Exercise:
Write out the material exactly. Do not include the pictures.

Recorded data:
━━━━
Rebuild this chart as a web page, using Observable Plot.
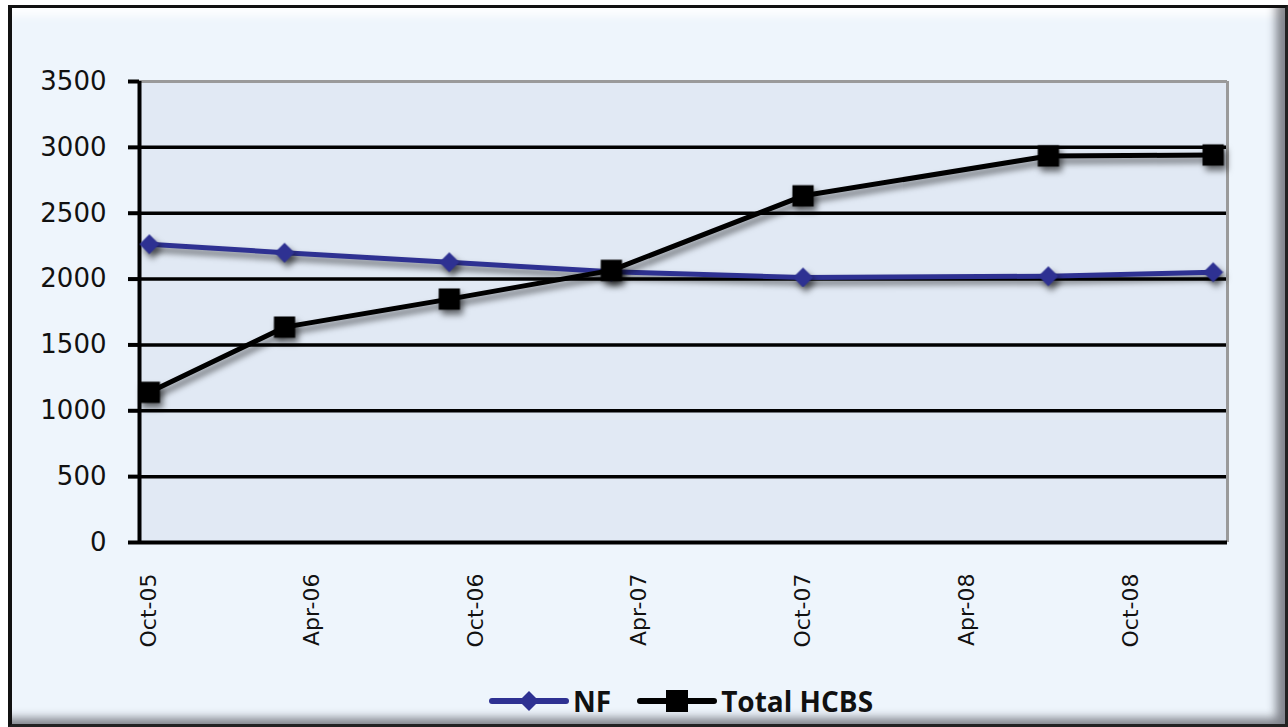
<!DOCTYPE html>
<html>
<head>
<meta charset="utf-8">
<script src="https://cdn.jsdelivr.net/npm/d3@7"></script>
<script src="https://cdn.jsdelivr.net/npm/@observablehq/plot@0.6"></script>
<style>
  html, body { margin: 0; padding: 0; background: #ffffff; }
  body { width: 1288px; height: 727px; position: relative; overflow: hidden; }
  #frame {
    position: absolute; left: 8px; top: 5px; width: 1273px; height: 716px;
    border-left: 4px solid #111; border-top: 3px solid #111; border-right: 3px solid #222; border-bottom: 3px solid #222;
    background: #eef5fc;
    box-shadow: inset -16px -13px 10px -7px rgba(40,40,50,0.55), inset 0 14px 10px -6px rgba(255,255,255,0.9);
  }
  #chart { position: absolute; left: 0; top: 0; }
  #chart svg { overflow: visible; }
  #chart g[aria-label="line"], #chart g[aria-label="dot"] {
    filter: drop-shadow(3px 5px 3px rgba(0,0,0,0.55));
  }
  #legend { position: absolute; left: 489px; top: 684px; height: 34px; display: flex; align-items: center;
    font-family: "Open Sans", sans-serif; font-weight: 700; font-size: 28px; color: #111; }
  #legend span { margin-left: 4px; margin-right: 26px; line-height: 34px; }
</style>
</head>
<body>
<div id="frame"></div>
<div id="chart"></div>
<div id="legend"></div>
<script>
// ---- data ----
const dates = ["2005-10-01", "2006-03-01", "2006-09-01", "2007-03-01", "2007-10-01", "2008-07-01", "2009-01-01"];
const nfValues = [2265, 2200, 2128, 2055, 2012, 2022, 2052];
const hcbsValues = [1140, 1635, 1848, 2066, 2632, 2935, 2942];
const seriesNames = ["NF", "Total HCBS"];
const seriesColors = ["#2e3192", "#000000"];
const xTickDates = ["2005-10-01", "2006-04-01", "2006-10-01", "2007-04-01", "2007-10-01", "2008-04-01", "2008-10-01"];
const xTickLabels = ["Oct-05", "Apr-06", "Oct-06", "Apr-07", "Oct-07", "Apr-08", "Oct-08"];
const yTicks = [0, 500, 1000, 1500, 2000, 2500, 3000, 3500];
const xDomain = ["2005-09-20", "2009-01-17"];

const nf = dates.map((d, i) => ({date: new Date(d), value: nfValues[i]}));
const hcbs = dates.map((d, i) => ({date: new Date(d), value: hcbsValues[i]}));
const tickDates = xTickDates.map(d => new Date(d));
const yMax = yTicks[yTicks.length - 1];

const W = 1288, H = 668;
const chart = Plot.plot({
  width: W, height: H,
  marginLeft: 139, marginRight: 61, marginTop: 81, marginBottom: H - 542,
  x: {type: "utc", domain: xDomain.map(d => new Date(d))},
  y: {domain: [0, yMax]},
  style: {background: "transparent", color: "#111", fontFamily: "'DejaVu Sans', sans-serif"},
  marks: [
    Plot.frame({fill: "#e1e9f4", stroke: "none"}),
    Plot.ruleY(yTicks.filter(v => v > 0 && v < yMax), {stroke: "#000", strokeWidth: 3.5}),
    Plot.ruleY([yMax], {stroke: "#9a9a9a", strokeWidth: 3}),
    Plot.ruleX([new Date(xDomain[1])], {stroke: "#9a9a9a", strokeWidth: 3}),
    Plot.ruleY([0], {stroke: "#000", strokeWidth: 4}),
    Plot.ruleX([new Date(xDomain[0])], {stroke: "#000", strokeWidth: 4}),
    Plot.axisY({ticks: yTicks, tickSize: 11, tickPadding: 22, strokeWidth: 4, stroke: "#000",
      tickFormat: d => String(d), label: null, fontSize: 26, fontFamily: "'DejaVu Sans', sans-serif", fill: "#111"}),
    Plot.axisX({ticks: tickDates, tickSize: 0, tickPadding: 31, tickRotate: -90, label: null,
      tickFormat: d => xTickLabels[tickDates.findIndex(t => +t === +d)],
      fontSize: 22, fontFamily: "'DejaVu Sans', sans-serif", fill: "#111"}),
    Plot.line(nf, {x: "date", y: "value", stroke: seriesColors[0], strokeWidth: 5}),
    Plot.dot(nf, {x: "date", y: "value", symbol: "diamond2", r: 9, fill: seriesColors[0], stroke: "none"}),
    Plot.line(hcbs, {x: "date", y: "value", stroke: seriesColors[1], strokeWidth: 5}),
    Plot.dot(hcbs, {x: "date", y: "value", symbol: "square", r: 12, fill: seriesColors[1], stroke: "none"})
  ]
});
document.getElementById("chart").appendChild(chart);

// legend
const legend = document.getElementById("legend");
const symbols = ["diamond", "square"];
seriesNames.forEach((name, i) => {
  const sw = document.createElementNS("http://www.w3.org/2000/svg", "svg");
  sw.setAttribute("width", 80); sw.setAttribute("height", 30);
  const mk = symbols[i] === "diamond"
    ? `<path d="M40,5 L50,15 L40,25 L30,15 Z" fill="${seriesColors[i]}"/>`
    : `<rect x="29" y="4" width="22" height="22" fill="${seriesColors[i]}"/>`;
  sw.innerHTML = `<line x1="3" y1="15" x2="77" y2="15" stroke="${seriesColors[i]}" stroke-width="6" stroke-linecap="round"/>${mk}`;
  legend.appendChild(sw);
  const s = document.createElement("span");
  s.textContent = name;
  legend.appendChild(s);
});
</script>
</body>
</html>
━━━━
Complete response:
Rebuild this chart as a web page, using Observable Plot.
<!DOCTYPE html>
<html>
<head>
<meta charset="utf-8">
<script src="https://cdn.jsdelivr.net/npm/d3@7"></script>
<script src="https://cdn.jsdelivr.net/npm/@observablehq/plot@0.6"></script>
<style>
  html, body { margin: 0; padding: 0; background: #ffffff; }
  body { width: 1288px; height: 727px; position: relative; overflow: hidden; }
  #frame {
    position: absolute; left: 8px; top: 5px; width: 1273px; height: 716px;
    border-left: 4px solid #111; border-top: 3px solid #111; border-right: 3px solid #222; border-bottom: 3px solid #222;
    background: #eef5fc;
    box-shadow: inset -16px -13px 10px -7px rgba(40,40,50,0.55), inset 0 14px 10px -6px rgba(255,255,255,0.9);
  }
  #chart { position: absolute; left: 0; top: 0; }
  #chart svg { overflow: visible; }
  #chart g[aria-label="line"], #chart g[aria-label="dot"] {
    filter: drop-shadow(3px 5px 3px rgba(0,0,0,0.55));
  }
  #legend { position: absolute; left: 489px; top: 684px; height: 34px; display: flex; align-items: center;
    font-family: "Open Sans", sans-serif; font-weight: 700; font-size: 28px; color: #111; }
  #legend span { margin-left: 4px; margin-right: 26px; line-height: 34px; }
</style>
</head>
<body>
<div id="frame"></div>
<div id="chart"></div>
<div id="legend"></div>
<script>
// ---- data ----
const dates = ["2005-10-01", "2006-03-01", "2006-09-01", "2007-03-01", "2007-10-01", "2008-07-01", "2009-01-01"];
const nfValues = [2265, 2200, 2128, 2055, 2012, 2022, 2052];
const hcbsValues = [1140, 1635, 1848, 2066, 2632, 2935, 2942];
const seriesNames = ["NF", "Total HCBS"];
const seriesColors = ["#2e3192", "#000000"];
const xTickDates = ["2005-10-01", "2006-04-01", "2006-10-01", "2007-04-01", "2007-10-01", "2008-04-01", "2008-10-01"];
const xTickLabels = ["Oct-05", "Apr-06", "Oct-06", "Apr-07", "Oct-07", "Apr-08", "Oct-08"];
const yTicks = [0, 500, 1000, 1500, 2000, 2500, 3000, 3500];
const xDomain = ["2005-09-20", "2009-01-17"];

const nf = dates.map((d, i) => ({date: new Date(d), value: nfValues[i]}));
const hcbs = dates.map((d, i) => ({date: new Date(d), value: hcbsValues[i]}));
const tickDates = xTickDates.map(d => new Date(d));
const yMax = yTicks[yTicks.length - 1];

const W = 1288, H = 668;
const chart = Plot.plot({
  width: W, height: H,
  marginLeft: 139, marginRight: 61, marginTop: 81, marginBottom: H - 542,
  x: {type: "utc", domain: xDomain.map(d => new Date(d))},
  y: {domain: [0, yMax]},
  style: {background: "transparent", color: "#111", fontFamily: "'DejaVu Sans', sans-serif"},
  marks: [
    Plot.frame({fill: "#e1e9f4", stroke: "none"}),
    Plot.ruleY(yTicks.filter(v => v > 0 && v < yMax), {stroke: "#000", strokeWidth: 3.5}),
    Plot.ruleY([yMax], {stroke: "#9a9a9a", strokeWidth: 3}),
    Plot.ruleX([new Date(xDomain[1])], {stroke: "#9a9a9a", strokeWidth: 3}),
    Plot.ruleY([0], {stroke: "#000", strokeWidth: 4}),
    Plot.ruleX([new Date(xDomain[0])], {stroke: "#000", strokeWidth: 4}),
    Plot.axisY({ticks: yTicks, tickSize: 11, tickPadding: 22, strokeWidth: 4, stroke: "#000",
      tickFormat: d => String(d), label: null, fontSize: 26, fontFamily: "'DejaVu Sans', sans-serif", fill: "#111"}),
    Plot.axisX({ticks: tickDates, tickSize: 0, tickPadding: 31, tickRotate: -90, label: null,
      tickFormat: d => xTickLabels[tickDates.findIndex(t => +t === +d)],
      fontSize: 22, fontFamily: "'DejaVu Sans', sans-serif", fill: "#111"}),
    Plot.line(nf, {x: "date", y: "value", stroke: seriesColors[0], strokeWidth: 5}),
    Plot.dot(nf, {x: "date", y: "value", symbol: "diamond2", r: 9, fill: seriesColors[0], stroke: "none"}),
    Plot.line(hcbs, {x: "date", y: "value", stroke: seriesColors[1], strokeWidth: 5}),
    Plot.dot(hcbs, {x: "date", y: "value", symbol: "square", r: 12, fill: seriesColors[1], stroke: "none"})
  ]
});
document.getElementById("chart").appendChild(chart);

// legend
const legend = document.getElementById("legend");
const symbols = ["diamond", "square"];
seriesNames.forEach((name, i) => {
  const sw = document.createElementNS("http://www.w3.org/2000/svg", "svg");
  sw.setAttribute("width", 80); sw.setAttribute("height", 30);
  const mk = symbols[i] === "diamond"
    ? `<path d="M40,5 L50,15 L40,25 L30,15 Z" fill="${seriesColors[i]}"/>`
    : `<rect x="29" y="4" width="22" height="22" fill="${seriesColors[i]}"/>`;
  sw.innerHTML = `<line x1="3" y1="15" x2="77" y2="15" stroke="${seriesColors[i]}" stroke-width="6" stroke-linecap="round"/>${mk}`;
  legend.appendChild(sw);
  const s = document.createElement("span");
  s.textContent = name;
  legend.appendChild(s);
});
</script>
</body>
</html>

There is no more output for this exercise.